What the task asks: All of the listing below must be repeated word for word. Pictures are the only thing to omit.

-----

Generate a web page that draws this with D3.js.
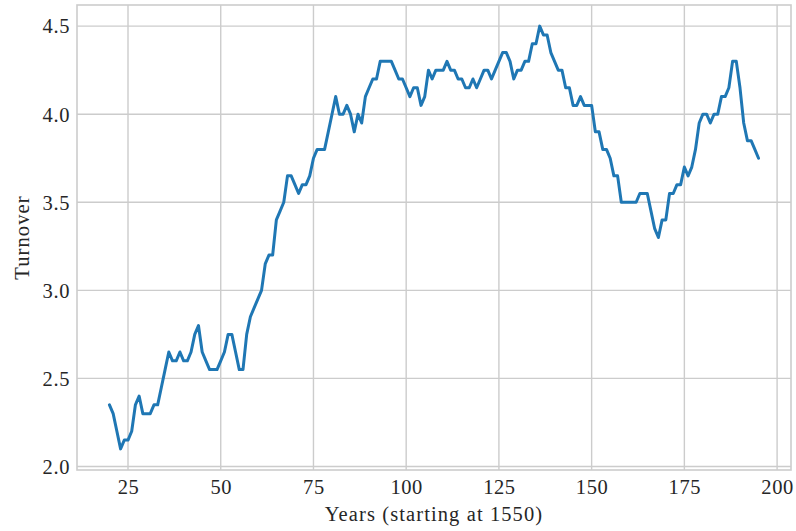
<!DOCTYPE html>
<html>
<head>
<meta charset="utf-8">
<script src="https://cdn.jsdelivr.net/npm/d3@7"></script>
<style>
  html, body { margin: 0; padding: 0; background: #ffffff; }
  svg { display: block; }
  text { font-family: "Liberation Serif", "DejaVu Serif", serif; fill: #262626; }
</style>
</head>
<body>
<svg id="chart" width="796" height="531"></svg>
<script>
// Years since 1550 (x) and the turnover value for each year (y)
const years = d3.range(20, 196);
const turnover = [
  2.35, 2.30, 2.20, 2.10, 2.15, 2.15, 2.20, 2.35, 2.40, 2.30, // 20-29
  2.30, 2.30, 2.35, 2.35, 2.45, 2.55, 2.65, 2.60, 2.60, 2.65, // 30-39
  2.60, 2.60, 2.65, 2.75, 2.80, 2.65, 2.60, 2.55, 2.55, 2.55, // 40-49
  2.60, 2.65, 2.75, 2.75, 2.65, 2.55, 2.55, 2.75, 2.85, 2.90, // 50-59
  2.95, 3.00, 3.15, 3.20, 3.20, 3.40, 3.45, 3.50, 3.65, 3.65, // 60-69
  3.60, 3.55, 3.60, 3.60, 3.65, 3.75, 3.80, 3.80, 3.80, 3.90, // 70-79
  4.00, 4.10, 4.00, 4.00, 4.05, 4.00, 3.90, 4.00, 3.95, 4.10, // 80-89
  4.15, 4.20, 4.20, 4.30, 4.30, 4.30, 4.30, 4.25, 4.20, 4.20, // 90-99
  4.15, 4.10, 4.15, 4.15, 4.05, 4.10, 4.25, 4.20, 4.25, 4.25, // 100-109
  4.25, 4.30, 4.25, 4.25, 4.20, 4.20, 4.15, 4.15, 4.20, 4.15, // 110-119
  4.20, 4.25, 4.25, 4.20, 4.25, 4.30, 4.35, 4.35, 4.30, 4.20, // 120-129
  4.25, 4.25, 4.30, 4.30, 4.40, 4.40, 4.50, 4.45, 4.45, 4.35, // 130-139
  4.30, 4.25, 4.25, 4.15, 4.15, 4.05, 4.05, 4.10, 4.05, 4.05, // 140-149
  4.05, 3.90, 3.90, 3.80, 3.80, 3.75, 3.65, 3.65, 3.50, 3.50, // 150-159
  3.50, 3.50, 3.50, 3.55, 3.55, 3.55, 3.45, 3.35, 3.30, 3.40, // 160-169
  3.40, 3.55, 3.55, 3.60, 3.60, 3.70, 3.65, 3.70, 3.80, 3.95, // 170-179
  4.00, 4.00, 3.95, 4.00, 4.00, 4.10, 4.10, 4.15, 4.30, 4.30, // 180-189
  4.15, 3.95, 3.85, 3.85, 3.80, 3.75                          // 190-195
];
const xTicks = [25, 50, 75, 100, 125, 150, 175, 200];
const yTicks = [2.0, 2.5, 3.0, 3.5, 4.0, 4.5];

const plot = { left: 77, right: 791, top: 5, bottom: 470 };
const gridColor = "#cccccc";
const fontSize = 20.5;
const serif = "'Liberation Serif', 'DejaVu Serif', serif";

const svg = d3.select("#chart");

// 5% padding around the data range on both axes
const xMin = d3.min(years), xMax = d3.max(years);
const yMin = d3.min(turnover), yMax = d3.max(turnover);
const xPad = (xMax - xMin) * 0.05, yPad = (yMax - yMin) * 0.05;

const x = d3.scaleLinear()
  .domain([xMin - xPad, xMax + xPad])
  .range([plot.left, plot.right]);
const y = d3.scaleLinear()
  .domain([yMin - yPad, yMax + yPad])
  .range([plot.bottom, plot.top]);

// Grid lines
const grid = svg.append("g");
grid.selectAll("line.vx").data(xTicks).join("line")
  .attr("x1", d => x(d)).attr("x2", d => x(d))
  .attr("y1", plot.top).attr("y2", plot.bottom)
  .attr("stroke", gridColor).attr("stroke-width", 1.4);
grid.selectAll("line.hy").data(yTicks).join("line")
  .attr("x1", plot.left).attr("x2", plot.right)
  .attr("y1", d => y(d)).attr("y2", d => y(d))
  .attr("stroke", gridColor).attr("stroke-width", 1.4);

// Axes with tick labels only (no tick marks)
const xAxis = d3.axisBottom(x).tickValues(xTicks).tickSize(0).tickPadding(0)
  .tickFormat(d3.format("d"));
const gx = svg.append("g")
  .attr("transform", `translate(0,${plot.bottom})`)
  .call(xAxis)
  .attr("font-family", serif)
  .attr("font-size", fontSize);
gx.select(".domain").remove();
gx.selectAll("text")
  .attr("y", 23.5).attr("dy", null)
  .attr("letter-spacing", "0.6px")
  .attr("fill", "#262626");

const yAxis = d3.axisLeft(y).tickValues(yTicks).tickSize(0).tickPadding(0)
  .tickFormat(d3.format(".1f"));
const gy = svg.append("g")
  .attr("transform", `translate(${plot.left},0)`)
  .call(yAxis)
  .attr("font-family", serif)
  .attr("font-size", fontSize);
gy.select(".domain").remove();
gy.selectAll("text")
  .attr("x", -7).attr("dy", null).attr("y", 6.8)
  .attr("letter-spacing", "0.6px")
  .attr("fill", "#262626");

// Frame
svg.append("rect")
  .attr("x", plot.left).attr("y", plot.top)
  .attr("width", plot.right - plot.left).attr("height", plot.bottom - plot.top)
  .attr("fill", "none").attr("stroke", gridColor).attr("stroke-width", 1.6);

// Turnover line
const line = d3.line()
  .x((d, i) => x(years[i]))
  .y(d => y(d));
svg.append("path")
  .datum(turnover)
  .attr("d", line)
  .attr("fill", "none")
  .attr("stroke", "#1f77b4")
  .attr("stroke-width", 3)
  .attr("stroke-linejoin", "round")
  .attr("stroke-linecap", "round");

// Axis titles
svg.append("text")
  .attr("x", (plot.left + plot.right) / 2)
  .attr("y", 521)
  .attr("text-anchor", "middle")
  .attr("font-size", fontSize)
  .attr("letter-spacing", "1.1px")
  .text("Years (starting at 1550)");

svg.append("text")
  .attr("transform", `translate(29,${(plot.top + plot.bottom) / 2}) rotate(-90)`)
  .attr("text-anchor", "middle")
  .attr("font-size", fontSize)
  .attr("letter-spacing", "1.1px")
  .text("Turnover");
</script>
</body>
</html>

-----

Response to the task:
Generate a web page that draws this with D3.js.
<!DOCTYPE html>
<html>
<head>
<meta charset="utf-8">
<script src="https://cdn.jsdelivr.net/npm/d3@7"></script>
<style>
  html, body { margin: 0; padding: 0; background: #ffffff; }
  svg { display: block; }
  text { font-family: "Liberation Serif", "DejaVu Serif", serif; fill: #262626; }
</style>
</head>
<body>
<svg id="chart" width="796" height="531"></svg>
<script>
// Years since 1550 (x) and the turnover value for each year (y)
const years = d3.range(20, 196);
const turnover = [
  2.35, 2.30, 2.20, 2.10, 2.15, 2.15, 2.20, 2.35, 2.40, 2.30, // 20-29
  2.30, 2.30, 2.35, 2.35, 2.45, 2.55, 2.65, 2.60, 2.60, 2.65, // 30-39
  2.60, 2.60, 2.65, 2.75, 2.80, 2.65, 2.60, 2.55, 2.55, 2.55, // 40-49
  2.60, 2.65, 2.75, 2.75, 2.65, 2.55, 2.55, 2.75, 2.85, 2.90, // 50-59
  2.95, 3.00, 3.15, 3.20, 3.20, 3.40, 3.45, 3.50, 3.65, 3.65, // 60-69
  3.60, 3.55, 3.60, 3.60, 3.65, 3.75, 3.80, 3.80, 3.80, 3.90, // 70-79
  4.00, 4.10, 4.00, 4.00, 4.05, 4.00, 3.90, 4.00, 3.95, 4.10, // 80-89
  4.15, 4.20, 4.20, 4.30, 4.30, 4.30, 4.30, 4.25, 4.20, 4.20, // 90-99
  4.15, 4.10, 4.15, 4.15, 4.05, 4.10, 4.25, 4.20, 4.25, 4.25, // 100-109
  4.25, 4.30, 4.25, 4.25, 4.20, 4.20, 4.15, 4.15, 4.20, 4.15, // 110-119
  4.20, 4.25, 4.25, 4.20, 4.25, 4.30, 4.35, 4.35, 4.30, 4.20, // 120-129
  4.25, 4.25, 4.30, 4.30, 4.40, 4.40, 4.50, 4.45, 4.45, 4.35, // 130-139
  4.30, 4.25, 4.25, 4.15, 4.15, 4.05, 4.05, 4.10, 4.05, 4.05, // 140-149
  4.05, 3.90, 3.90, 3.80, 3.80, 3.75, 3.65, 3.65, 3.50, 3.50, // 150-159
  3.50, 3.50, 3.50, 3.55, 3.55, 3.55, 3.45, 3.35, 3.30, 3.40, // 160-169
  3.40, 3.55, 3.55, 3.60, 3.60, 3.70, 3.65, 3.70, 3.80, 3.95, // 170-179
  4.00, 4.00, 3.95, 4.00, 4.00, 4.10, 4.10, 4.15, 4.30, 4.30, // 180-189
  4.15, 3.95, 3.85, 3.85, 3.80, 3.75                          // 190-195
];
const xTicks = [25, 50, 75, 100, 125, 150, 175, 200];
const yTicks = [2.0, 2.5, 3.0, 3.5, 4.0, 4.5];

const plot = { left: 77, right: 791, top: 5, bottom: 470 };
const gridColor = "#cccccc";
const fontSize = 20.5;
const serif = "'Liberation Serif', 'DejaVu Serif', serif";

const svg = d3.select("#chart");

// 5% padding around the data range on both axes
const xMin = d3.min(years), xMax = d3.max(years);
const yMin = d3.min(turnover), yMax = d3.max(turnover);
const xPad = (xMax - xMin) * 0.05, yPad = (yMax - yMin) * 0.05;

const x = d3.scaleLinear()
  .domain([xMin - xPad, xMax + xPad])
  .range([plot.left, plot.right]);
const y = d3.scaleLinear()
  .domain([yMin - yPad, yMax + yPad])
  .range([plot.bottom, plot.top]);

// Grid lines
const grid = svg.append("g");
grid.selectAll("line.vx").data(xTicks).join("line")
  .attr("x1", d => x(d)).attr("x2", d => x(d))
  .attr("y1", plot.top).attr("y2", plot.bottom)
  .attr("stroke", gridColor).attr("stroke-width", 1.4);
grid.selectAll("line.hy").data(yTicks).join("line")
  .attr("x1", plot.left).attr("x2", plot.right)
  .attr("y1", d => y(d)).attr("y2", d => y(d))
  .attr("stroke", gridColor).attr("stroke-width", 1.4);

// Axes with tick labels only (no tick marks)
const xAxis = d3.axisBottom(x).tickValues(xTicks).tickSize(0).tickPadding(0)
  .tickFormat(d3.format("d"));
const gx = svg.append("g")
  .attr("transform", `translate(0,${plot.bottom})`)
  .call(xAxis)
  .attr("font-family", serif)
  .attr("font-size", fontSize);
gx.select(".domain").remove();
gx.selectAll("text")
  .attr("y", 23.5).attr("dy", null)
  .attr("letter-spacing", "0.6px")
  .attr("fill", "#262626");

const yAxis = d3.axisLeft(y).tickValues(yTicks).tickSize(0).tickPadding(0)
  .tickFormat(d3.format(".1f"));
const gy = svg.append("g")
  .attr("transform", `translate(${plot.left},0)`)
  .call(yAxis)
  .attr("font-family", serif)
  .attr("font-size", fontSize);
gy.select(".domain").remove();
gy.selectAll("text")
  .attr("x", -7).attr("dy", null).attr("y", 6.8)
  .attr("letter-spacing", "0.6px")
  .attr("fill", "#262626");

// Frame
svg.append("rect")
  .attr("x", plot.left).attr("y", plot.top)
  .attr("width", plot.right - plot.left).attr("height", plot.bottom - plot.top)
  .attr("fill", "none").attr("stroke", gridColor).attr("stroke-width", 1.6);

// Turnover line
const line = d3.line()
  .x((d, i) => x(years[i]))
  .y(d => y(d));
svg.append("path")
  .datum(turnover)
  .attr("d", line)
  .attr("fill", "none")
  .attr("stroke", "#1f77b4")
  .attr("stroke-width", 3)
  .attr("stroke-linejoin", "round")
  .attr("stroke-linecap", "round");

// Axis titles
svg.append("text")
  .attr("x", (plot.left + plot.right) / 2)
  .attr("y", 521)
  .attr("text-anchor", "middle")
  .attr("font-size", fontSize)
  .attr("letter-spacing", "1.1px")
  .text("Years (starting at 1550)");

svg.append("text")
  .attr("transform", `translate(29,${(plot.top + plot.bottom) / 2}) rotate(-90)`)
  .attr("text-anchor", "middle")
  .attr("font-size", fontSize)
  .attr("letter-spacing", "1.1px")
  .text("Turnover");
</script>
</body>
</html>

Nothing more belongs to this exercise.